Fruit Quality, Antioxidant Capacity, Related Genes, and Enzyme Activities in Strawberry (Fragaria ×ananassa) Grown under Colored Plastic Films

Abstract

The influence of colored plastic films (red, yellow, green, blue, and white) on fruit quality, antioxidant capacity, and gene transcripts was studied in greenhouse-grown strawberries. Fruits grown under white plastic film were used as the controls. Results indicated that there was no difference in single fruit weight due to colored plastic films in the present study. The colored plastic films had significant effects on sugar and organic acid content. The content of total sugar (SUG) was increased by 10.39% and total organic acid (ACID) was decreased by 16.58% in fruit grown under blue plastic film compared with the controls.
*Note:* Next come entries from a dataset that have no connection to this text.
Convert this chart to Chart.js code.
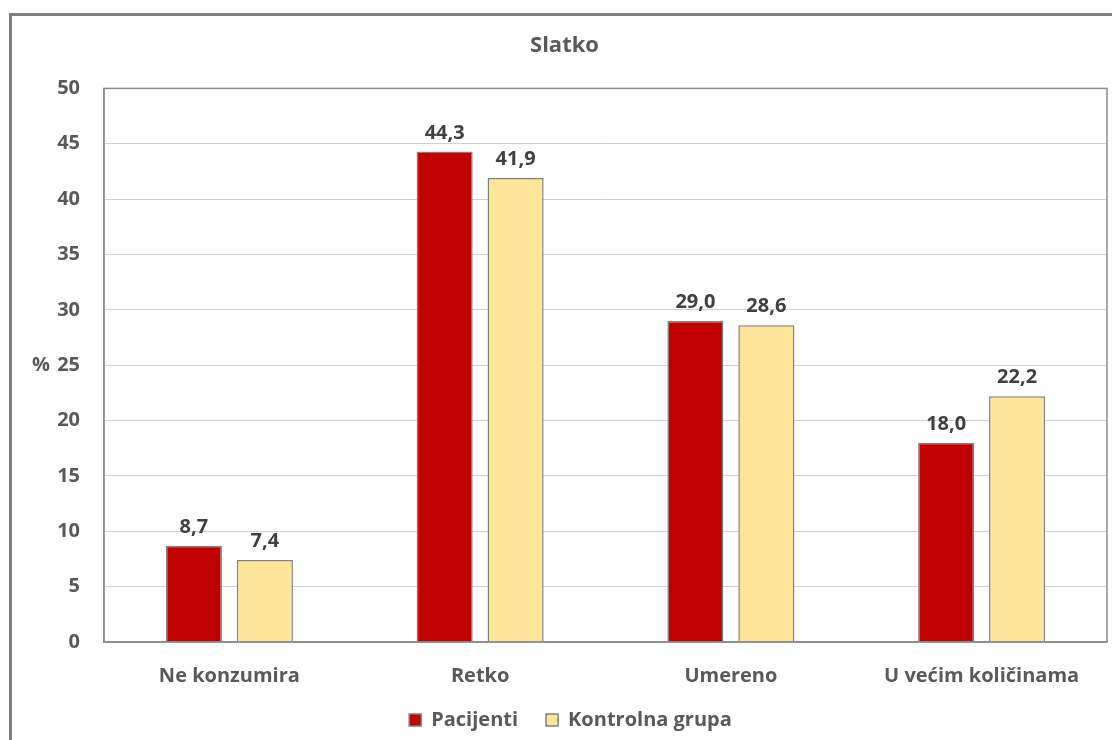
<!DOCTYPE html>
<html>
<head>
<meta charset="utf-8">
<script src="https://cdn.jsdelivr.net/npm/chart.js@4"></script>
<style>
    html, body { margin: 0; padding: 0; background: #fff; overflow: hidden; }
    #okvir {
        position: absolute; left: 9px; top: 13px;
        width: 1200px; height: 800px;
        border: 3px solid #7f7f7f;
    }
    #grafik { position: absolute; left: 0; top: 0; }
</style>
</head>
<body>
<div id="okvir"></div>
<canvas id="grafik" width="1112" height="740"></canvas>
<script>
const kategorije = ['Ne konzumira', 'Retko', 'Umereno', 'U većim količinama'];
const pacijenti = [8.7, 44.3, 29.0, 18.0];
const kontrolnaGrupa = [7.4, 41.9, 28.6, 22.2];
const yPodeoci = [0, 5, 10, 15, 20, 25, 30, 35, 40, 45, 50];

const FONT = '"Open Sans", "Liberation Sans", sans-serif';
const SIVA_TEKST = '#595959';

// vrednosti iznad stubova, sa zarezom kao decimalnim znakom
const oznakeVrednosti = {
    id: 'oznakeVrednosti',
    afterDatasetsDraw(chart) {
        const ctx = chart.ctx;
        ctx.save();
        ctx.font = 'bold 20px ' + FONT;
        ctx.fillStyle = '#404040';
        ctx.textAlign = 'center';
        ctx.textBaseline = 'alphabetic';
        chart.data.datasets.forEach((ds, i) => {
            chart.getDatasetMeta(i).data.forEach((bar, j) => {
                const tekst = ds.data[j].toFixed(1).replace('.', ',');
                ctx.fillText(tekst, bar.x, bar.y - 13);
            });
        });
        ctx.restore();
    }
};

// znak % levo od podeoka 25
const oznakaProcenta = {
    id: 'oznakaProcenta',
    afterDraw(chart) {
        const y = chart.scales.y;
        const ctx = chart.ctx;
        ctx.save();
        ctx.font = 'bold 20px ' + FONT;
        ctx.fillStyle = SIVA_TEKST;
        ctx.textAlign = 'left';
        ctx.textBaseline = 'middle';
        ctx.fillText('%', 32, y.getPixelForValue(25));
        ctx.restore();
    }
};

// okvir oko oblasti grafika
const okvirOblasti = {
    id: 'okvirOblasti',
    afterDatasetsDraw(chart) {
        const a = chart.chartArea;
        const ctx = chart.ctx;
        ctx.save();
        ctx.strokeStyle = '#8c8c8c';
        ctx.lineWidth = 1.5;
        ctx.strokeRect(a.left, a.top, a.right - a.left, a.bottom - a.top);
        ctx.restore();
    }
};

// legenda pomerena malo udesno
const pomeriLegendu = {
    id: 'pomeriLegendu',
    afterLayout(chart) {
        chart.legend.left += 6;
        chart.legend.right += 6;
    }
};

new Chart(document.getElementById('grafik'), {
    type: 'bar',
    data: {
        labels: kategorije,
        datasets: [
            {
                label: 'Pacijenti',
                data: pacijenti,
                backgroundColor: '#c00000',
                borderColor: '#7f7f7f',
                borderWidth: 1.5
            },
            {
                label: 'Kontrolna grupa',
                data: kontrolnaGrupa,
                backgroundColor: '#ffe699',
                borderColor: '#7f7f7f',
                borderWidth: 1.5
            }
        ]
    },
    options: {
        responsive: false,
        animation: false,
        categoryPercentage: 0.566,
        barPercentage: 0.79,
        layout: { padding: { left: 22, right: 5, top: 0, bottom: 0 } },
        plugins: {
            title: {
                display: true,
                text: 'Slatko',
                color: SIVA_TEKST,
                font: { family: FONT, size: 22, weight: 'bold' },
                padding: { top: 33, bottom: 29 }
            },
            legend: {
                position: 'bottom',
                labels: {
                    color: SIVA_TEKST,
                    font: { family: FONT, size: 20, weight: 'bold' },
                    boxWidth: 12,
                    boxHeight: 12,
                    padding: 28
                }
            },
            tooltip: { enabled: false }
        },
        scales: {
            x: {
                afterFit(axis) { axis.height -= 20; },
                grid: { display: false },
                border: { display: true, color: '#8c8c8c', width: 1.5 },
                ticks: {
                    color: SIVA_TEKST,
                    font: { family: FONT, size: 20, weight: 'bold' },
                    padding: 14,
                    maxRotation: 0
                }
            },
            y: {
                min: 0,
                max: 50,
                afterBuildTicks(axis) {
                    axis.ticks = yPodeoci.map(v => ({ value: v }));
                },
                afterFit(axis) { axis.width = 82; },
                grid: { color: '#d0d0d0', lineWidth: 1, drawTicks: false },
                border: { display: true, color: '#8c8c8c', width: 1.5 },
                ticks: {
                    color: SIVA_TEKST,
                    font: { family: FONT, size: 20, weight: 'bold' },
                    padding: 24
                }
            }
        }
    },
    plugins: [oznakeVrednosti, oznakaProcenta, okvirOblasti, pomeriLegendu]
});
</script>
</body>
</html>
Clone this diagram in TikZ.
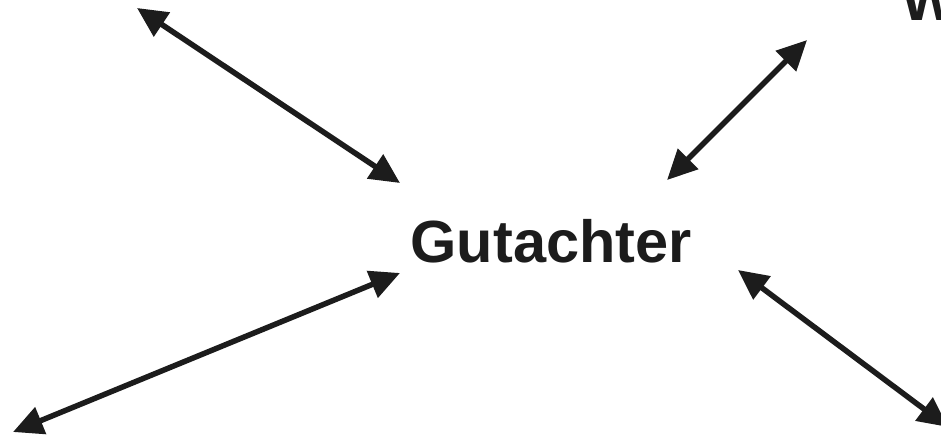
\documentclass[tikz,border=0pt]{standalone}
\usepackage{fontspec}
\setmainfont{Liberation Sans}
\usetikzlibrary{arrows.meta}
\begin{document}
\begin{tikzpicture}[x=1pt,y=-1pt,
  link/.style={line width=5.5pt, draw={rgb,255:red,28;green,28;blue,28},
    {Triangle[length=30pt,width=28pt]}-{Triangle[length=30pt,width=28pt]}},
  label/.style={inner sep=0pt, anchor=base west, text={rgb,255:red,28;green,28;blue,28},
    font=\fontsize{59.5}{60}\selectfont\bfseries}]
\useasboundingbox (0,0) rectangle (941,436);
\clip (0,0) rectangle (941,436);
\fill[white] (0,0) rectangle (941,436);
\node[label] (g) at (410.5,262) {Gutachter};
\node[label] (w) at (901.5,21) {W};
\coordinate (a1) at (137,8);
\coordinate (a2) at (400,183);
\coordinate (b1) at (13,432);
\coordinate (b2) at (400,273);
\coordinate (c1) at (807,40);
\coordinate (c2) at (667,180);
\coordinate (d1) at (738,270);
\coordinate (d2) at (948,427);
\draw[link] (a1) -- (a2);
\draw[link] (b1) -- (b2);
\draw[link] (c1) -- (c2);
\draw[link] (d1) -- (d2);
\end{tikzpicture}
\end{document}
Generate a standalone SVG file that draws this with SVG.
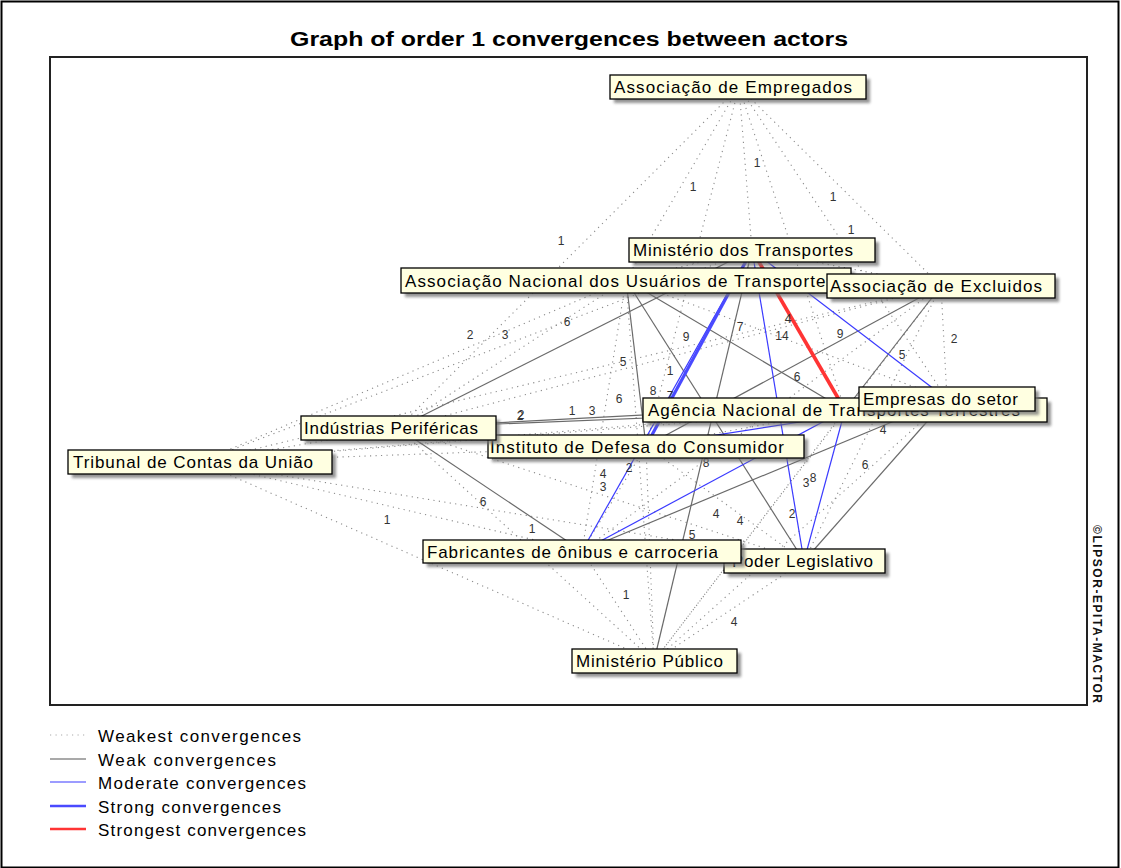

Fruit grown under blue plastic film had significantly higher SUG content and lower ACID content than fruit subjected to yellow and green plastic films and had the highest SUG/ACID ratio of 11.46. Colored plastic films had significant effects on bioactive compound (anthocyanin, flavonoid, phenolic) content and antioxidant capacity. The highest level of bioactive compound content was detected under red plastic film. The content of total phenolics, total flavonoids, and total anthocyanin (TAC) in fruits grown under red plastic film was respectively 23.10%, 25.37%, and 74.11% higher than that of the fruits grown under the control. The antioxidant capacities were highest in fruits grown under red plastic film. Fruits grown under red and yellow films had higher sucrose phosphate synthase (SPS) and sucrose synthase (SS) activity than those fruit covered with green, blue, and white plastic films at whole fruit development stages. Acid invertase (AI) activity was high in fruit grown under green plastic film and declined during development. Blue plastic film had mainly increased the FaSPS and FaAI transcript at the green stage, and decreased the expression of FaSS. It is proposed that colored plastic films can regulate the expression of genes involved in the flavonoid biosynthesis pathway, especially FaPAL, FaF3H, FaFGT, and FaMYB10, at half-red and red stages.